Head of Customer Experience
David – Thanks for chiming in to the conversation here. Regarding the importance of blogs, I don’t think I’m overestimating it. Blogs are a different animal and there can be great benefits to an airline that engages with them. There can also be pain for those companies that don’t.
I agree that it takes time and effort and that’s why you should look for the influencers and focus on them. The influencer list is different for every airline and it can change frequently. So you need to at least be paying close attention to who is talking about you. If they start getting any traction, airlines need to make sure it doesn’t get out of control before they’ve had a chance to weigh in with their side of the story.
On to Twitter, it’s certainly fair to say that this doesn’t apply to all airlines out there. In fact, I would argue that Ryanair isn’t really in the customer service business. They’re in the business of cheap freight transportation. But for those operations that center their brand around customer service, Twitter can be very powerful.
There are potential cost savings opportunities as well. If you have people looking for real-time answers via Twitter, it may reduce your call volume to the call center or even the lines at the gates and ticket counters, depending upon how much you can help them of course. And theoretically it should reduce the volume to your customer relations group as well since the problems can be solved before they become much bigger. I think there can be real numbers associated with the use of Twitter, but that’s for each airline to review.
you are right about the value of a good PR Department, and here at Southwest, our corporate blog, Nuts About Southwest isn’t intended to replace our PR Department. However, folks get their news/information from many sources these days, including traditional media. But since humans started talking, word of mouth communication has always been of great importance. Blogs, and Twitter especially, have moved word of mouth communication to an electronic format, and instead of speaking with the neighboring cave, you are speaking to the online world. Our Emerging Media Team works very closely with our other communication teams to present the Southwest voice, and we specialize in speaking directly to the audience. Important news might generate a press release, a video blog, a feature blog with personal insight, and a tweet on Twitter. We consider all these channels to be important and complimentary of each other.

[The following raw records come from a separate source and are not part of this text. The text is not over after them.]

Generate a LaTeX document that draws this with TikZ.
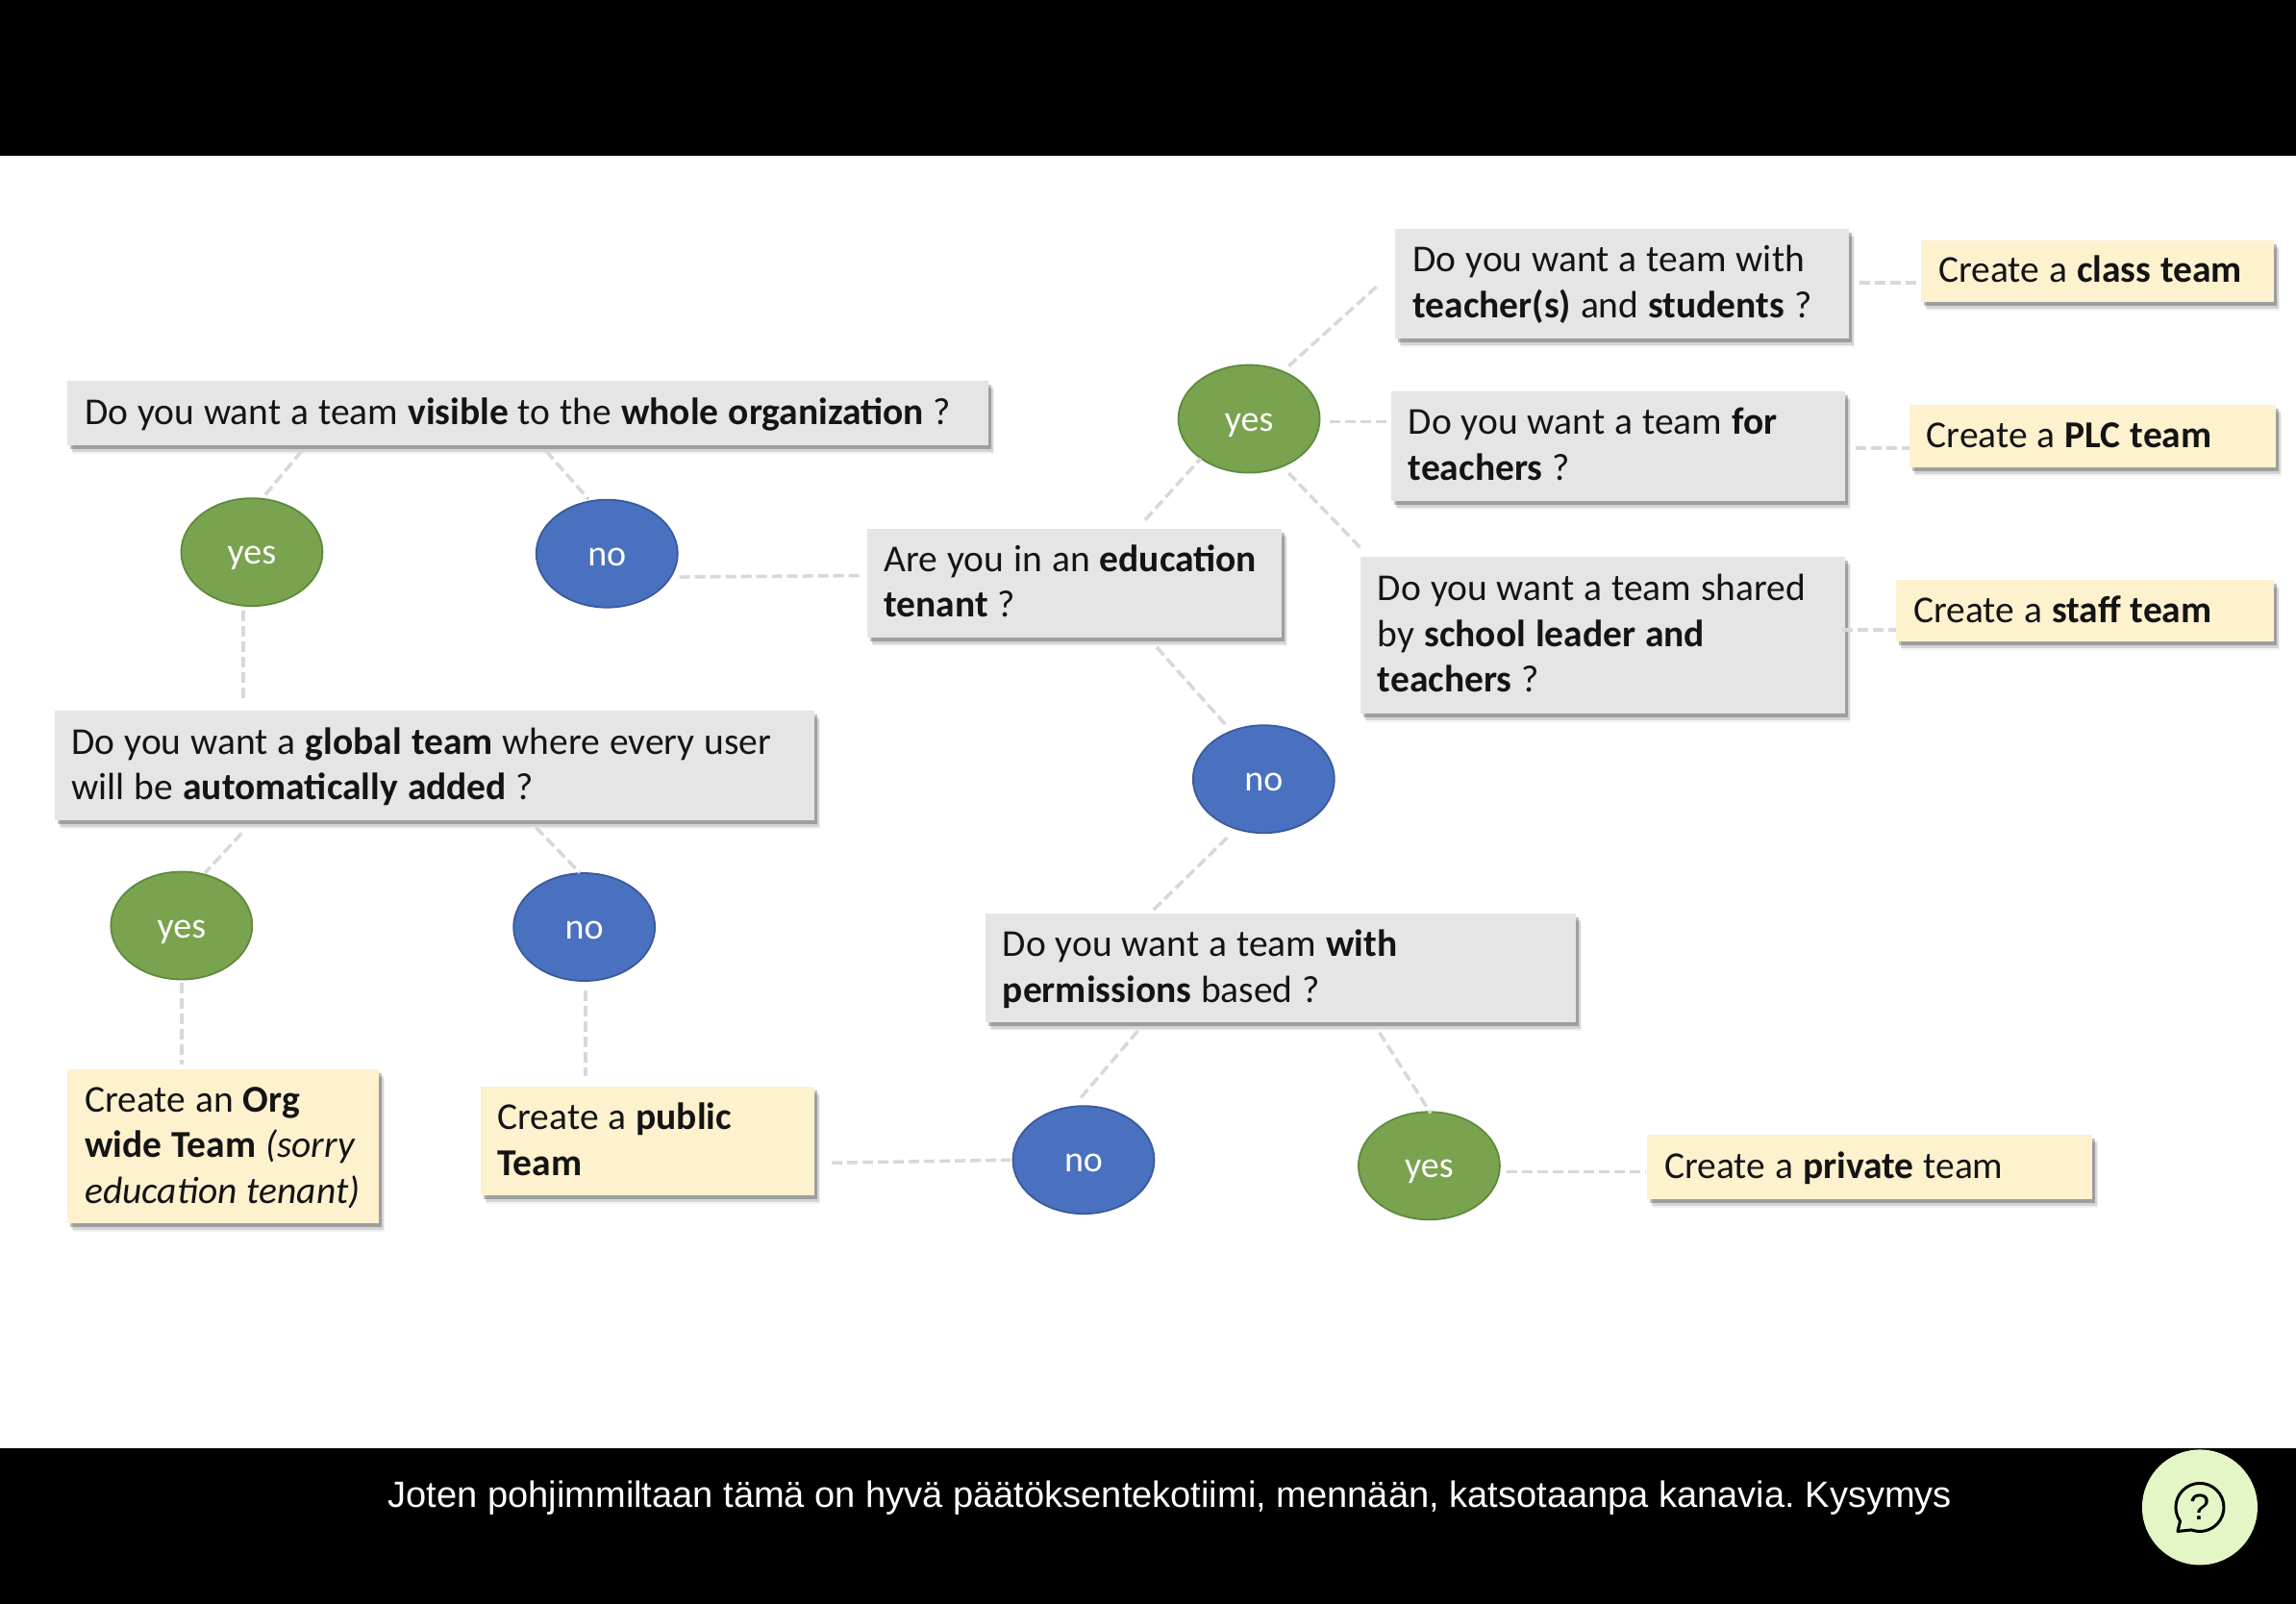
\documentclass[tikz,border=0pt]{standalone}
\usepackage{fontspec}
\setmainfont{Carlito}
\newfontfamily\capfont{Liberation Sans}
\usetikzlibrary{calc,shadows,shapes.geometric}
\definecolor{qfill}{HTML}{E5E5E5}
\definecolor{afill}{HTML}{FDF1CE}
\definecolor{yesfill}{HTML}{7AA34F}
\definecolor{yesline}{HTML}{5F8A3D}
\definecolor{nofill}{HTML}{4A70C0}
\definecolor{noline}{HTML}{3A5A9C}
\definecolor{connc}{HTML}{D8D8D8}
\definecolor{helpfill}{HTML}{E5F6C6}
\tikzset{
  softshadow/.style={
    general shadow={fill=black,opacity=.05,shadow xshift=6pt,shadow yshift=-9pt},
    general shadow={fill=black,opacity=.12,shadow xshift=5pt,shadow yshift=-7pt},
    general shadow={fill=black,opacity=.25,shadow xshift=3pt,shadow yshift=-4pt}},
  tbox/.style n args={2}{rectangle,softshadow,inner xsep=18pt,inner ysep=0pt,
    minimum width=#1 pt,minimum height=#2 pt,text width=\dimexpr#1pt-36pt\relax,
    align=left,font=\fontsize{39.5}{47.5}\selectfont,text=black!92,
    execute at begin node={\spaceskip=10pt\relax\rule{0pt}{32pt}},
    execute at end node={\rule[-8pt]{0pt}{8pt}}},
  qbox/.style 2 args={tbox={#1}{#2},fill=qfill},
  abox/.style 2 args={tbox={#1}{#2},fill=afill},
  oval/.style={ellipse,inner sep=0pt,minimum width=147pt,minimum height=112pt,
    line width=1.8pt,text=white,font=\fontsize{38}{40}\selectfont,
    text height=25pt,text depth=0pt},
  yesoval/.style={oval,fill=yesfill,draw=yesline},
  nooval/.style={oval,fill=nofill,draw=noline},
  conn/.style={draw=connc,line width=3.5pt,dash pattern=on 11pt off 5pt},
  band/.style={fill=black,draw=none},
}
\begin{document}
\frenchspacing
\begin{tikzpicture}[x=1.523pt,y=-1.523pt]
\useasboundingbox (0,0) rectangle (1568,1095.2);
\fill[white] (0,0) rectangle (1568,1095.2);
\fill[band] (0,0) rectangle (1568,106.3);
\fill[band] (0,988.7) rectangle (1568,1095.2);

% question boxes
\node[qbox={958}{67}] (q1) at (360.5,282) {Do you want a team \textbf{visible} to the \textbf{whole organization} ?};
\node[qbox={790}{114}] (global) at (296.5,522.5) {Do you want a \textbf{global team} where every user\\will be \textbf{automatically added} ?};
\node[qbox={431}{113}] (edu) at (733.5,398) {Are you in an \textbf{education}\\\textbf{tenant} ?};
\node[qbox={472}{114}] (teach) at (1108,193.5) {Do you want a team with\\\textbf{teacher(s)} and \textbf{students} ?};
\node[qbox={472}{114}] (plc) at (1105,304.5) {Do you want a team \textbf{for}\\\textbf{teachers} ?};
\node[qbox={504}{163}] (staff) at (1094.5,433.5) {Do you want a team shared\\by \textbf{school leader and}\\\textbf{teachers} ?};
\node[qbox={614}{113}] (perm) at (874.5,661) {Do you want a team \textbf{with}\\\textbf{permissions} based ?};

% answers
\node[abox={367}{64}] (aclass) at (1432.5,185) {Create a \textbf{class team}};
\node[abox={381}{65}] (aplc) at (1429,297.5) {Create a \textbf{PLC team}};
\node[abox={393}{64}] (astaff) at (1424,417) {Create a \textbf{staff team}};
\node[abox={463}{67}] (apriv) at (1277,797) {Create a \textbf{private} team};
\node[abox={324}{160}] (aorg) at (152.5,782.5) {Create an \textbf{Org}\\\textbf{wide Team} \textit{(sorry}\\\textit{education tenant)}};
\node[abox={347}{113}] (apub) at (442,779) {Create a \textbf{public}\\\textbf{Team}};

% ovals
\node[yesoval] (yes1) at (172,377) {yes};
\node[nooval] (no1) at (414.5,378) {no};
\node[yesoval] (yes2) at (124,632) {yes};
\node[nooval] (no2) at (399,633) {no};
\node[yesoval] (yes3) at (853,286) {yes};
\node[nooval] (no3) at (863,532) {no};
\node[nooval] (no4) at (740,792) {no};
\node[yesoval] (yes4) at (976,796) {yes};

% connectors
\draw[conn] ($(q1)+(-154.5,26)$) -- ($(yes1)+(9,-39)$);
\draw[conn] ($(q1)+(12.5,26)$) -- ($(no1)+(-12.5,-37)$);
\draw[conn] ($(no1)+(49.5,16)$) -- ($(edu)+(-143.5,-5)$);
\draw[conn] ($(yes1)+(-6,40)$) -- ($(global)+(-130.5,-44.5)$);
\draw[conn] ($(global)+(-131.5,46.5)$) -- ($(yes2)+(16,-36)$);
\draw[conn] ($(global)+(69.5,42.5)$) -- ($(no2)+(-3,-37)$);
\draw[conn] ($(yes2)+(0,39)$) -- ($(aorg)+(-28.5,-55.5)$);
\draw[conn] ($(no2)+(1,43)$) -- ($(apub)+(-42,-44)$);
\draw[conn] ($(apub)+(126,15)$) -- ($(no4)+(-50,0)$);
\draw[conn] ($(edu)+(48.5,-43)$) -- ($(yes3)+(-33,27)$);
\draw[conn] ($(yes3)+(27,-36)$) -- ($(teach)+(-166,0.5)$);
\draw[conn] ($(yes3)+(55,2)$) -- ($(plc)+(-156,-16.5)$);
\draw[conn] ($(yes3)+(27,37)$) -- ($(staff)+(-164.5,-58.5)$);
\draw[conn] ($(edu)+(56.5,44)$) -- ($(no3)+(-25,-36)$);
\draw[conn] ($(no3)+(-25,40)$) -- ($(perm)+(-88.5,-38)$);
\draw[conn] ($(perm)+(-97.5,43)$) -- ($(no4)+(-4,-40)$);
\draw[conn] ($(perm)+(67.5,44)$) -- ($(yes4)+(1,-36)$);
\draw[conn] ($(yes4)+(53,4)$) -- ($(apriv)+(-153,3)$);
\draw[conn] ($(teach)+(162,-0.5)$) -- ($(aclass)+(-121.5,8)$);
\draw[conn] ($(plc)+(162,1.5)$) -- ($(aplc)+(-125,8.5)$);
\draw[conn] ($(staff)+(163.5,-3.5)$) -- ($(astaff)+(-129,13)$);

% caption
\node[text=white,inner sep=0pt,font=\capfont\fontsize{38.05}{44}\selectfont] (caption) at (799,1022.5) {Joten pohjimmiltaan tämä on hyvä päätöksentekotiimi, mennään, katsotaanpa kanavia. Kysymys};

% help button
\node[circle,fill=helpfill,minimum size=120pt,inner sep=0pt] (help) at (1502.3,1029.2) {};
\begin{scope}[shift={(help.center)},x=1pt,y=1pt]
  \draw[black,line width=3pt,line join=round,line cap=round] (215:25) arc[start angle=215,end angle=-110,radius=25] -- (-23,-25) -- cycle;
  \node[inner sep=0pt,font=\capfont\fontsize{38}{40}\selectfont] (helpmark) at (0,0) {?};
\end{scope}
\end{tikzpicture}
\end{document}
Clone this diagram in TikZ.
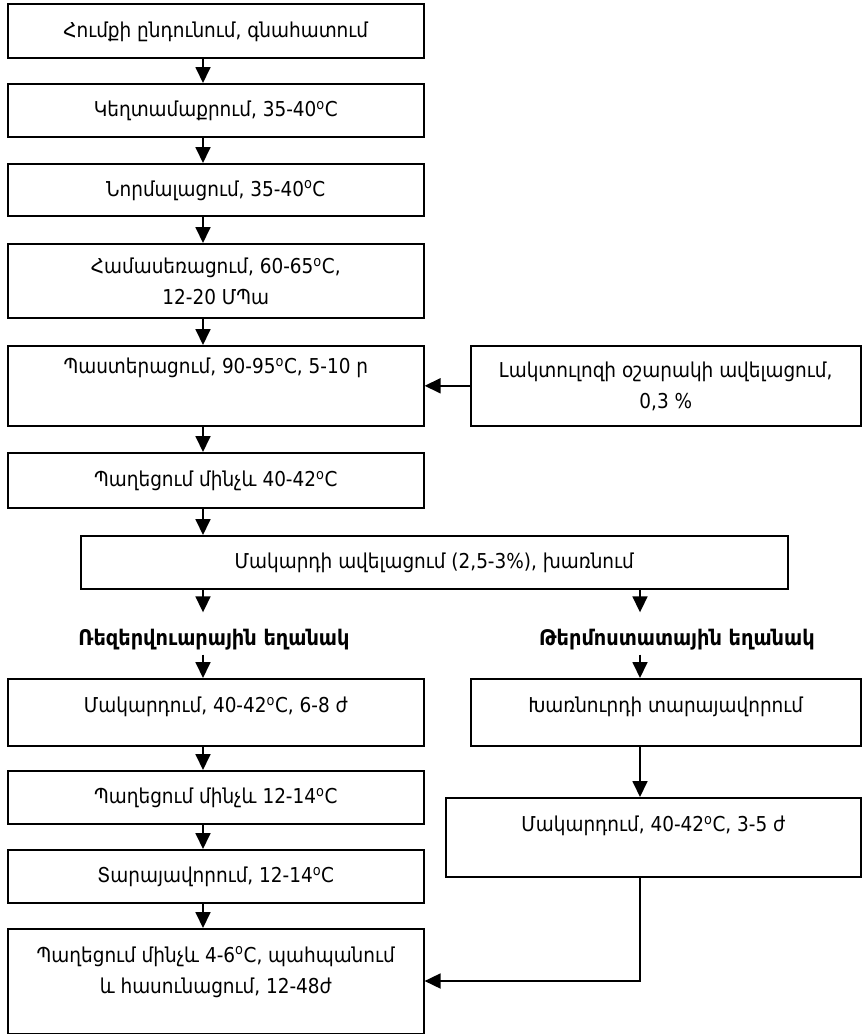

When is the last time an individual from one of the other airlines fully explained the background behind a major schedule change, and then responded to questions not from the media but actual passengers? Bill Owen from our Schedule Planning Department does this on a regular basis. And you know what? “Mainstream” journalists pay attention to our blog, they link to it, and they use if for story idea, just as they did with The Cranky Flyer and the LGB issue.
But there is more to these new media outlets than just publishing our material in the blogosphere: ‘When we started our blog three years ago, we knew conversations were going on about us whetherr we wwere involved or not, and we wanted to be a part of those conversations. So besides our blog and the conversation that goes on there, our Team actively monitors and participates on other blogs like The Cranky Flyer (which incidentally in our blog poll, is our reader’s favorite airline blog–next to Nuts About Southwest, of course).
Does participating in social media directly generate revenue? That’s hard to measure, but we know it does build brand loyalty. You cite Ryanair’s well known stance on blogging and that you still fly them for price and schedule. However, given the choice of of a competitor offering same price and similar schedule, we like to think brand loyalty and reputation is important.